Infographs by Kelly Rodriguez
A rewrite of legislation known as the Higher Education Act could bring major changes to student financial aid and be “remarkably bad for students,” said Terry Hartle, senior vice president of the Division of Government and Public Affairs for the American Council on Education.
The Higher Education Act, originally passed in 1965, was last renewed in 2008. The House Education and Workforce Committee approved the rewrite Dec. 13. The next steps are to get House-wide approval and to introduce a version to the Senate for bipartisan approval. The new bill—known as the PROSPER Act—aims to “simplify and improve” the financial aid process, but it could bring major cuts to federal aid for low-income students.
The current federal financial aid is divided into two categories: loans and grants, junior and Financial Aid Office student worker Dylen Propes said.
“[One of the forms of aid] would be loans, which are the Stafford subsidized and unsubsidized loans,” Propes said. “Basically the difference between the two [is] that subsidized Stafford loans do not accrue interest while you’re in school…unsubsidized do accrue interest at a rate of 4.45 percent.”
Propes said the unsubsidized Stafford Loan interest rate is lower than those of private lenders, which works better for students.
Senior and Financial Aid Office intern Megan Chou added that another type of federal loan is the Parent Plus Loan, which is signed under a parent’s name.
“The Parent [Plus Loan] has a slightly higher interest rate and it’s under the parent’s name,” Chou said. “They start repayment right away.

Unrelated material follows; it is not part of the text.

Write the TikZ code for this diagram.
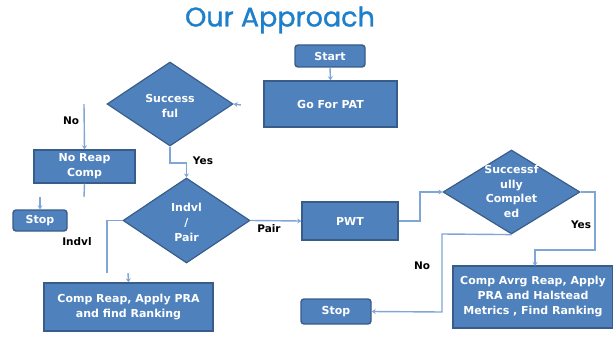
\documentclass[tikz,border=0pt]{standalone}
\usepackage{fontspec}
\setmainfont{DejaVu Sans}
\newfontfamily\titlefont[FakeBold=1.2]{Poppins}
\usetikzlibrary{shapes.geometric,arrows.meta}
\definecolor{boxfill}{HTML}{4F81BD}
\definecolor{boxline}{HTML}{385D8A}
\definecolor{conn}{HTML}{7FA6D6}
\definecolor{titleblue}{HTML}{1E7FCB}
\tikzset{
  box/.style={draw=boxline, line width=1.4pt, fill=boxfill, text=white, font=\bfseries\fontsize{11}{15}\selectfont, align=center, inner sep=0pt, anchor=center},
  rbox/.style={box, rounded corners=3pt},
  dia/.style={draw=boxline, line width=1.2pt, fill=boxfill, diamond, inner sep=0pt},
  dtext/.style={text=white, font=\bfseries\fontsize{11}{15}\selectfont, align=center},
  conline/.style={draw=conn, line width=1.4pt},
  conarrow/.style={conline, -{Stealth[length=4pt,width=5pt]}},
  lab/.style={font=\bfseries\fontsize{10.5}{13}\selectfont, text=black},
}
\begin{document}
\begin{tikzpicture}[x=1pt,y=-1pt]
\useasboundingbox (0,0) rectangle (613,337);
% title
\node[font=\titlefont\fontsize{27}{30}\selectfont, text=titleblue] (title) at (280,20) {Our Approach};
% nodes
\node[rbox, minimum width=70, minimum height=22] (start) at (330,56) {Start};
\node[box, minimum width=133, minimum height=46] (pat) at (330.5,104) {Go For PAT};
\node[dia, minimum width=126, minimum height=84] (succ) at (170,104) {};
\node[dtext] (succt) at (170,106) {Success\\ful};
\node[box, minimum width=101, minimum height=33] (noreap) at (84.5,166.5) {No Reap\\Comp};
\node[rbox, minimum width=54, minimum height=21] (stop1) at (40,220.5) {Stop};
\node[dia, minimum width=127, minimum height=85] (ip) at (186.5,220.5) {};
\node[dtext] (ipt) at (186.5,222) {Indvl\\/\\Pair};
\node[box, minimum width=169, minimum height=48] (compreap) at (128.5,307) {Comp Reap, Apply PRA\\and find Ranking};
\node[box, minimum width=96, minimum height=38] (pwt) at (350,221) {PWT};
\node[dia, minimum width=137, minimum height=84] (sc) at (511.5,192) {};
\node[dtext, font=\bfseries\fontsize{11}{14.5}\selectfont] (sct) at (511.5,191.5) {Successf\\ully\\Complet\\ed};
\node[box, minimum width=160, minimum height=62] (avrg) at (533,297) {Comp Avrg Reap, Apply\\PRA and Halstead\\Metrics , Find Ranking};
\node[rbox, minimum width=70, minimum height=25] (stop2) at (336,311.5) {Stop};
% free ends
\coordinate (c1) at (241,105);
\coordinate (c2) at (84,104);
\coordinate (c3) at (84,197);
\coordinate (c4) at (40,197);
\coordinate (c5) at (107,273);
\coordinate (c6) at (128,273);
% connectors
\draw[conarrow] (start.south) -- (pat.north);
\draw[conarrow] (c1) -- (succ.east);
\draw[conarrow] (c2) -- (noreap.north);
\draw[conline] (noreap.south) -- (c3);
\draw[conarrow] (c4) -- (stop1.north);
\draw[conarrow] (succ.south) -- (170,163) -- (186.5,163) -- (ip.north);
\draw[conline] (ip.west) -- (107,220.5) -- (c5);
\draw[conarrow] (c6) -- (compreap.north);
\draw[conarrow] (ip.east) -- (pwt.west);
\draw[conarrow] (pwt.east) -- (420,221) -- (420,192) -- (sc.west);
\draw[conarrow] (sc.east) -- (595,192) -- (595,250) -- (535,250) -- (535,266);
\draw[conarrow] (sc.south) -- (442,234) -- (442,312) -- (stop2.east);
% labels
\node[lab] (lno1) at (71,121) {No};
\node[lab] (lyes1) at (203,161) {Yes};
\node[lab] (lindvl) at (77,242) {Indvl};
\node[lab] (lpair) at (269,229) {Pair};
\node[lab] (lyes2) at (581,225) {Yes};
\node[lab] (lno2) at (422,266) {No};
\end{tikzpicture}
\end{document}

The student Stafford Loans don’t start repayment until six months after you’re no longer full-time.”
Propes said that as of this year, other student loan programs like the Perkins Loan have already been cut.
“This is the last year kids will receive Perkins Loans,” Propes said. “The government actually ended that program.”
As for grants, Propes said current grants include the Pell Grant, the Federal Supplemental Educational Opportunity Grant (FSEOG) grant and for California residents, the Cal Grant. Chou added that another form of federal aid is work study.
Source: Pepperdine Financial Aid Website
The financial aid process under the PROSPER Act would consolidate each of the types of federal aid into one grant program, one loan program and one work-study program.
The Federal Student Aid Office from the Department of Education has a helpful video that explains the different types of aid and their processes in-depth.
Propes and Chou agreed that if any changes were to be made to the way federal aid is given to students, the university would have to be “completely compliant.”
“If it’s a federal program, we would have to do whatever they tell us,” Propes said. “We can’t break federal law.”
Hartle said the consolidation of the various programs would hurt current and future students.
“It significantly increases the cost of student loans, reduces the amount of grant aid that’s available, reduces student loan repayment options like Public Service Loan Forgiveness and it’s particularly harsh on graduate students,” Hartle said.
As a result, Hartle described how it would affect all players in the higher education world.
“The re-authorization bill is remarkably bad for students,” Hartle said. “It’s pretty good for for-profit schools, very good for lenders and so-so for colleges and universities.”
However, Hartle said it needs a bipartisan agreement in the Senate to get it through.
The bill has been sent to the Senate, and they may or may not take action, Hartle said.
“That’s something we’re gonna be watching,” Hartle said, referring to his efforts with the American Council on Education. He continued, “Without a bipartisan agreement you have trouble getting legislation taken up on the floor of the Senate, and legislation can be talked to death if [it doesn’t] have bipartisan agreement.”
Hartle said it was up to Republican Sen. Lamar Alexander of Tennessee and Democrat Sen. Patty Murray of Washington to find enough common ground for a bipartisan agreement.
“Nobody knows how that’s going to play out,” Hartle said. “We’re in an election year so it’s going to be politically very contentious. The longer it goes, the harder it will be to get major legislation enacted.”
Senior Halee Dobbins attended the town hall Thursday and had not known of the Higher Education Act before going to the town hall.
“It isn’t something I had heard of in the news but [it’s] definitely [relevant] to college students,” Dobbins wrote in a Facebook message.
Dobbins wrote that she is not planning on going to graduate school after graduation, but the rewrite could affect a decision to go later.
“If I decided to go on and get my master’s, it would be something that I would need to look more into for sure,” Dobbins wrote.